History

England
- Name: Antelope
- Ordered: 8 August 1651
- Builder: Woolwich Dockyard
- Launched: Spring 1652
- Fate: Wrecked, 30 September 1652

General characteristics
- Class & type: 56-gun second rate great frigate
- Tons burthen: 828 tons
- Length: 120 ft (36.6 m) (keel)
- Beam: 36 ft (11.0 m)
- Depth of hold: 16 ft (4.9 m)
- Propulsion: Sails
- Sail plan: Full-rigged ship
- Complement: 250 (or possibly more)
- Armament: 56 guns of various weights of shot

= English ship Antelope (1652) =

56-gun great frigate of the navy of the Commonwealth of England

The Antelope was a 56-gun great frigate of the navy of the Commonwealth of England, launched at Woolwich Dockyard in 1652. Notwithstanding the term "frigate", this was the largest of the warships ordered by the Commonwealth, and was eventually classed as a second rate.

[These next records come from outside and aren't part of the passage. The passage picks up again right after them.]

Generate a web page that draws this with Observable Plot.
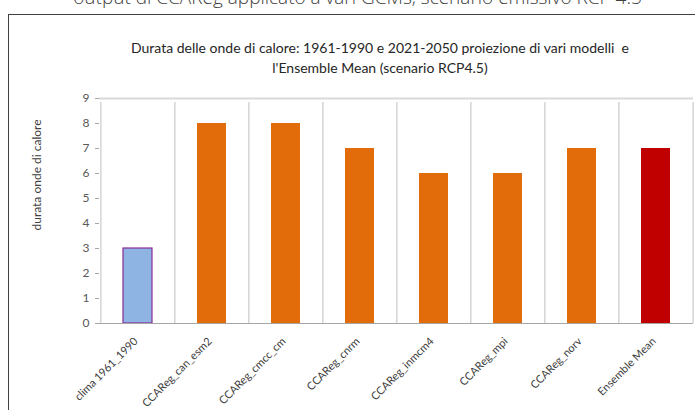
<!DOCTYPE html>
<html><head><meta charset="utf-8">
<script src="https://cdn.jsdelivr.net/npm/d3@7"></script>
<script src="https://cdn.jsdelivr.net/npm/@observablehq/plot@0.6"></script>
<style>
body{margin:0;width:695px;height:410px;overflow:hidden;background:#fff;position:relative;font-family:Lato,sans-serif}
#top{position:absolute;left:0;width:715px;top:-16px;text-align:center;font:300 19px "Open Sans";color:#404040;white-space:nowrap}
#box{position:absolute;left:8px;top:14px;width:800px;height:500px;border-left:1.5px solid #404040;border-top:1.5px solid #404040}
#title{position:absolute;left:0;width:760px;top:38px;text-align:center;font:14px Lato;line-height:20px;color:#262626;white-space:nowrap}
#chart{position:absolute;left:0;top:80px}
</style></head><body>
<div id="top">output di CCAReg applicato a vari GCMs, scenario emissivo RCP 4.5</div>
<div id="box"></div>
<div id="title">Durata delle onde di calore: 1961-1990 e 2021-2050 proiezione di vari modelli&nbsp; e<br>l'Ensemble Mean (scenario RCP4.5)</div>
<div id="chart"></div>
<script>
const categories = ["clima 1961_1990","CCAReg_can_esm2","CCAReg_cmcc_cm","CCAReg_cnrm","CCAReg_inmcm4","CCAReg_mpi","CCAReg_norv","Ensemble Mean"];
const values = [3, 8, 8, 7, 6, 6, 7, 7];
const groups = ["clima","modello","modello","modello","modello","modello","modello","ensemble"];
const yTicks = [0,1,2,3,4,5,6,7,8,9];
const yLabel = "durata onde di calore";

const data = categories.map((c, i) => ({cat: c, value: values[i], group: groups[i]}));

const W = 695, H = 330, mL = 99, mR = 2;
const step = (W - mL - mR) / categories.length;

const chart = Plot.plot({
  width: W, height: H,
  marginLeft: mL, marginRight: mR, marginTop: 18, marginBottom: 87,
  style: {fontFamily: "Lato, sans-serif", background: "transparent", overflow: "visible"},
  x: {domain: categories, paddingInner: 0.61, paddingOuter: 0.305, axis: null},
  y: {domain: [0, 9], axis: null},
  color: {domain: ["clima","modello","ensemble"], range: ["#8DB4E2","#E26B0A","#C00000"]},
  marks: [
    Plot.ruleY([9], {stroke: "#d9d9d9", strokeWidth: 2}),
    Plot.ruleX(categories, {x: d => d, dx: -step/2, y1: 0, y2: 9, insetBottom: -4, stroke: "#bfbfbf"}),
    Plot.ruleX([categories[categories.length-1]], {x: d => d, dx: step/2, y1: 0, y2: 9, insetBottom: -4, stroke: "#bfbfbf"}),
    Plot.barY(data.filter(d => d.group !== "clima"), {x: "cat", y: "value", fill: "group"}),
    Plot.barY(data.filter(d => d.group === "clima"), {x: "cat", y: "value", fill: "group", stroke: "#8a2a9a", strokeWidth: 1.2}),
    Plot.ruleY([0], {stroke: "#a6a6a6"}),
    Plot.axisY({ticks: yTicks, tickSize: 4, tickPadding: 6, stroke: "#a6a6a6", color: "#595959", fontSize: 12, label: null, tickFormat: d => d}),
    Plot.text(categories, {x: d => d, text: d => d, frameAnchor: "bottom", dx: -2, dy: 16, rotate: -45, textAnchor: "end", lineAnchor: "middle", fill: "#404040", fontSize: 11}),
    Plot.text([yLabel], {text: d => d, frameAnchor: "left", dx: -62, dy: -36, rotate: -90, fill: "#404040", fontSize: 12, textAnchor: "middle"})
  ]
});
document.getElementById("chart").appendChild(chart);
</script>
</body></html>
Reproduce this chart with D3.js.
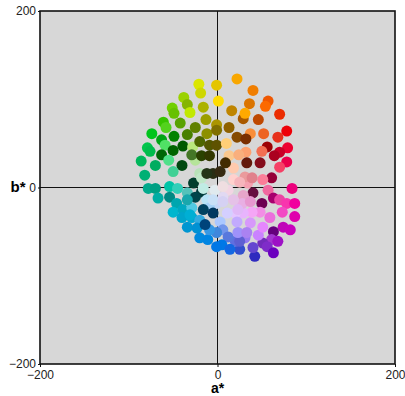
<!DOCTYPE html>
<html>
<head>
<meta charset="utf-8">
<script src="https://cdn.jsdelivr.net/npm/d3@7"></script>
<style>
  body { margin: 0; background: #fff; }
  text { font-family: "Liberation Sans", Arial, sans-serif; }
</style>
</head>
<body>
<svg id="chart" width="405" height="396"></svg>
<script>
// CIELAB samples: lightness, a*, b*
const sampleL = [88,83,78,68,87,70,75,70,63,60,70,75,50,68,47,48,58,58,80,68,65,35,32,87,40,35,35,
  80,75,65,89,60,58,63,60,47,78,47,52,62,45,70,60,52,50,38,30,47,86,33,63,50,42,35,75,84,22,78,28,50,57,30,68,75,22,22,63,37,57,50,58,52,48,60,65,45,45,20,45,40,35,38,30,28,40,38,58,50,66,70,72,72,78,80,84,85,74,80,62,55,52,50,45,48,
  86,88,88,88,85,75,78,72,65,80,
  35,80,25,60,62,60,75,86,86,58,55,70,75,60,48,72,60,65,62,75,60,62,55,65,55,52,52,60,22,22,88,82,25,22,25,88,90,45,25,22,18,20,18,20,92,90,25,62,88,85,82,72,80,65,45,65,62];
const sampleA = [-21,-19,-38,-34,-31,-16,-51,-49,-13,-42,-61,-58,-25,-74,-49,-34,-12,-63,-59,-79,-76,-50,-39,-28,-20,-9,-1,
  -1,22,40,1,36,57,54,16,29,31,46,70,-1,13,37,52,68,78,22,32,-1,10,56,50,79,70,64,32,13,33,24,48,78,70,61,51,34,40,50,57,63,70,84,78,87,87,73,59,74,82,63,61,68,51,56,63,42,40,25,31,20,46,51,37,48,39,29,20,11,22,3,6,-1,12,5,14,-1,
  18,18,12,6,-1,29,28,31,39,25,
  -63,-55,-40,-70,-86,-82,-50,-20,-25,-78,-70,-54,-45,-67,-54,-34,-46,-50,-39,-29,-40,-29,-34,-20,-23,-20,-11,-9,-18,-27,-12,-9,-16,-5,-14,-18,-16,-29,-18,-9,-5,-12,3,9,-3,6,-25,-34,-5,6,18,37,23,-31,25,23,33];
const sampleB = [117,107,102,94,85,91,90,84,77,73,74,68,68,61,58,60,61,54,48,45,41,42,47,46,52,48,48,
  116,123,110,98,95,98,92,87,78,84,77,83,71,68,61,61,57,64,57,55,65,50,46,41,45,40,36,40,36,28,37,28,29,23,11,9,5,-6,-18,-3,-12,-14,-1,-18,-18,-33,-28,-34,-45,-48,-50,-59,-61,-63,-67,-74,-78,-68,-70,-57,-61,-54,-45,-40,-28,-28,-29,-29,-29,-39,-39,-48,-51,-56,-65,-70,-67,
  22,9,-3,-11,-18,-9,-18,12,11,6,
  37,31,25,25,30,14,18,16,31,-1,-1,1,-1,-12,-11,-6,-18,-28,-25,-23,-34,-34,-45,-37,-46,-57,-59,-48,-5,5,-14,-23,-25,-29,-42,11,-1,37,36,36,16,16,18,28,-3,1,-11,-14,-14,-16,-14,-16,-25,-31,-61,-51,-51];

const axisTicks = [-200, 0, 200];

const plot = { left: 40, right: 395, top: 11, bottom: 364 };

const svg = d3.select('#chart');

const x = d3.scaleLinear().domain([-200, 200]).range([plot.left, plot.right]);
const y = d3.scaleLinear().domain([-200, 200]).range([plot.bottom, plot.top]);

// plot background
svg.append('rect')
  .attr('x', plot.left)
  .attr('y', plot.top)
  .attr('width', plot.right - plot.left)
  .attr('height', plot.bottom - plot.top)
  .style('fill', '#d7d7d7');

// zero lines
svg.append('line')
  .attr('x1', x(0)).attr('x2', x(0))
  .attr('y1', plot.top).attr('y2', plot.bottom)
  .style('stroke', '#111').style('stroke-width', 1);
svg.append('line')
  .attr('x1', plot.left).attr('x2', plot.right)
  .attr('y1', y(0)).attr('y2', y(0))
  .style('stroke', '#111').style('stroke-width', 1);

// samples, each drawn in its own Lab colour
const samples = sampleL.map((L, i) => ({ L, a: sampleA[i], b: sampleB[i] }));

svg.append('g')
  .selectAll('circle')
  .data(samples)
  .enter()
    .append('circle')
    .attr('cx', d => x(d.a))
    .attr('cy', d => y(d.b))
    .attr('r', 5.5)
    .style('fill', d => d3.lab(d.L, d.a, d.b).formatHex());

// frame
svg.append('rect')
  .attr('x', plot.left)
  .attr('y', plot.top)
  .attr('width', plot.right - plot.left)
  .attr('height', plot.bottom - plot.top)
  .style('fill', 'none')
  .style('stroke', '#111')
  .style('stroke-width', 1.6);

// axes
const xAxis = svg.append('g')
  .attr('transform', `translate(0,${plot.bottom})`)
  .call(d3.axisBottom(x).tickValues(axisTicks).tickSize(3).tickPadding(3).tickFormat(d3.format('d')));
const yAxis = svg.append('g')
  .attr('transform', `translate(${plot.left},0)`)
  .call(d3.axisLeft(y).tickValues(axisTicks).tickSize(2).tickPadding(2).tickFormat(d3.format('d')));

[xAxis, yAxis].forEach(g => {
  g.select('.domain').remove();
  g.selectAll('text').style('font-size', '12px').style('fill', '#222')
    .style('font-family', '"Liberation Sans", Arial, sans-serif');
  g.selectAll('line').style('stroke', '#111');
});

// axis titles
svg.append('text')
  .attr('x', x(0))
  .attr('y', 393)
  .attr('text-anchor', 'middle')
  .style('font-size', '14px')
  .style('font-weight', 'bold')
  .text('a*');
svg.append('text')
  .attr('x', 18)
  .attr('y', y(0) + 4)
  .attr('text-anchor', 'middle')
  .style('font-size', '15px')
  .style('font-weight', 'bold')
  .text('b*');
</script>
</body>
</html>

The Antelope was fitted out in July 1652, and sailed from Woolwich in August. She was commissioned under Captain Andrew Ball, and deployed to the Danish coast to convoy merchantmen from the Sound. She sailed for home on 27 September but was wrecked off Jutland at around 3 o'clock in the morning of 30 September 1652, in bad weather. Most of her crew were saved.